A feasible region has corner points at (0, 4), (3, 2), and (6, 0). The objective function is P = 3x + 5y. A student argues that the optimal mix must be somewhere in the middle — not at an extreme corner — and evaluates P at the interior point (3, 2) only, concluding P = 19 is the maximum. What is the actual maximum value of P?
A20 — at corner point (0, 4)
B19 — the student's answer was correct
C18 — at corner point (6, 0)
DA higher value exists in the interior of the feasible region
P(0,4) = 0 + 20 = 20, P(3,2) = 9 + 10 = 19, P(6,0) = 18 + 0 = 18. The maximum is 20 at (0, 4). The Corner Point Theorem guarantees the optimum occurs at a vertex — never in the interior — because the objective function's level curves are straight lines that slide across the region until they exit at a corner. A point in the interior can always be improved by moving toward a boundary or corner.
Question 2 Multiple Choice
Which action correctly applies the Corner Point Theorem when solving a linear programming problem?
AEvaluate the objective function at many points inside the feasible region and find the largest
BEvaluate the objective function at each vertex of the feasible region and compare
CFind where the objective function equals zero and check nearby vertices
DEvaluate the objective function along each boundary edge and average the results
The Corner Point Theorem states that the maximum (or minimum) of a linear objective function over a closed polygonal feasible region always occurs at one of the vertices. The correct procedure is: (1) find all corner points by solving pairs of intersecting boundary lines, (2) evaluate the objective at each, (3) pick the best. Sampling interior points or averaging edges is both inefficient and unreliable.
Question 3 True / False
If a linear programming problem has a bounded feasible region, the Corner Point Theorem guarantees that the optimal value of the objective function occurs at one of the vertices.
TTrue
FFalse
Answer: True
True. A bounded feasible region is a closed polygon. Because the objective function is linear, its level curves are parallel lines. As you translate these lines in the direction of improving the objective, the last point of the feasible region touched before the line exits is always a corner vertex. This is why the theorem holds — and it only requires the region to be closed and the objective to be linear.
Question 4 True / False
A point in the interior of the feasible region can sometimes achieve a higher objective value than most corner points if the objective function has a steep slope.
TTrue
FFalse
Answer: False
False. No interior point can beat every corner point for a linear objective. The Corner Point Theorem is unconditional for bounded feasible regions — it applies regardless of the slope or direction of the objective function. Interior points lie on level curves strictly between two boundary values; moving toward the boundary always keeps the option to improve. If the objective function is parallel to a boundary edge, the entire edge is optimal, but each endpoint of that edge is still a corner.
Question 5 Short Answer
A student solves a linear programming problem by graphing the constraints, shading the feasible region, and then picking the point that 'looks like the best balance' near the middle of the region. Explain why this approach is structurally unreliable, and describe the correct procedure.
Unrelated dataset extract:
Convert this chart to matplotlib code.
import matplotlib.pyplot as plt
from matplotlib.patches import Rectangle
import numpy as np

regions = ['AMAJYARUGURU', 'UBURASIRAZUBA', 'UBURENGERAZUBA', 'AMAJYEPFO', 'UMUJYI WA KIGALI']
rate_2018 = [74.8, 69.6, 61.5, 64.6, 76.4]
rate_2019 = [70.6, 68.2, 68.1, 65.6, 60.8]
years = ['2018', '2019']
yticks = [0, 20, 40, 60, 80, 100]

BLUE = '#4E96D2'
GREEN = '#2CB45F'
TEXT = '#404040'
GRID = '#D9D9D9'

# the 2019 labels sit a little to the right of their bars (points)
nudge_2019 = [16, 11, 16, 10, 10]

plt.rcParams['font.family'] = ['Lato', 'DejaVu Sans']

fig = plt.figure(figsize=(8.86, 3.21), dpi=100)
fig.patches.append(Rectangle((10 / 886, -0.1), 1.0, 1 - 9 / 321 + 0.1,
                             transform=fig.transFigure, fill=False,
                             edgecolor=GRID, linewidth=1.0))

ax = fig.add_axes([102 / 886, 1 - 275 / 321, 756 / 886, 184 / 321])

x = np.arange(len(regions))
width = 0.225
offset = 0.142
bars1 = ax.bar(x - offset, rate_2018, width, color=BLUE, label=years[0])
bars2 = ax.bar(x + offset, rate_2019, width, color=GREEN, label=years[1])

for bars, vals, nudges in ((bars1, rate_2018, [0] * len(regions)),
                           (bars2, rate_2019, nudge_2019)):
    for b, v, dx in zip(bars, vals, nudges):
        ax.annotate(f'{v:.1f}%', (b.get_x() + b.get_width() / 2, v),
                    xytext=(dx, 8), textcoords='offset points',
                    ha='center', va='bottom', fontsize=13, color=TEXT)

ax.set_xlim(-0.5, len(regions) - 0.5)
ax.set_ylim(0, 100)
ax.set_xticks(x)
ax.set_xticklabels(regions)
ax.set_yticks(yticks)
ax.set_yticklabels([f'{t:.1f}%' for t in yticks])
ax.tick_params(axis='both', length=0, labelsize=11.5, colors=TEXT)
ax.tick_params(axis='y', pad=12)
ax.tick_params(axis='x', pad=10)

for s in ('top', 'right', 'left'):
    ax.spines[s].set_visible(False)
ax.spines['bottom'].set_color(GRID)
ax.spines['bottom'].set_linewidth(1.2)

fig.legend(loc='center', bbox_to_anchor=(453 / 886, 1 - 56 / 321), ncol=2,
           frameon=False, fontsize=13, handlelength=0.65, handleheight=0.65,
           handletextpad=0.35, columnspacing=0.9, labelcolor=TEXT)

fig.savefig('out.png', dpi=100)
Think about your answer, then reveal below.
Model answer: The approach fails because the optimal value of a linear objective never lies in the interior of the feasible region — it always occurs at a corner vertex. 'Looking balanced' has nothing to do with maximizing a linear function. The correct procedure is: (1) graph all constraints to find the feasible region, (2) identify all corner points by solving the systems of equations formed at each intersection of boundary lines, (3) evaluate the objective function at every corner point, and (4) select the corner with the best value. This is the Corner Point Theorem and it is guaranteed by the geometry of linear functions over polygons.
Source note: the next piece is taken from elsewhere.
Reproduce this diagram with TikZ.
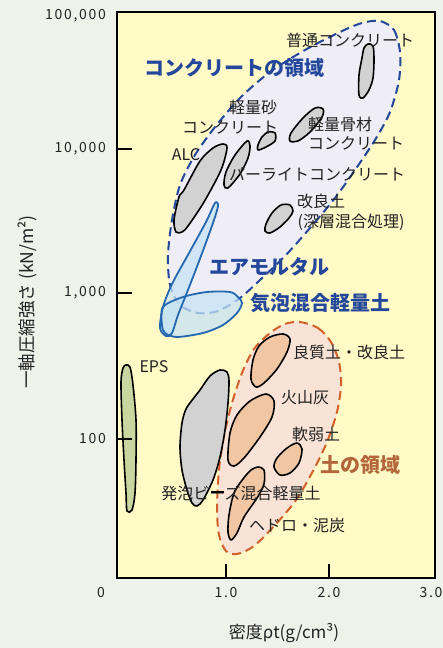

The misconception stems from confusing optimization with 'balance.' A linear objective function values one unit of x and one unit of y at fixed rates regardless of where in the region you are. Moving toward a corner that weights the more valuable variable more heavily always improves the objective. Only when the objective is parallel to a boundary edge does an entire edge (including two corners) tie for optimal.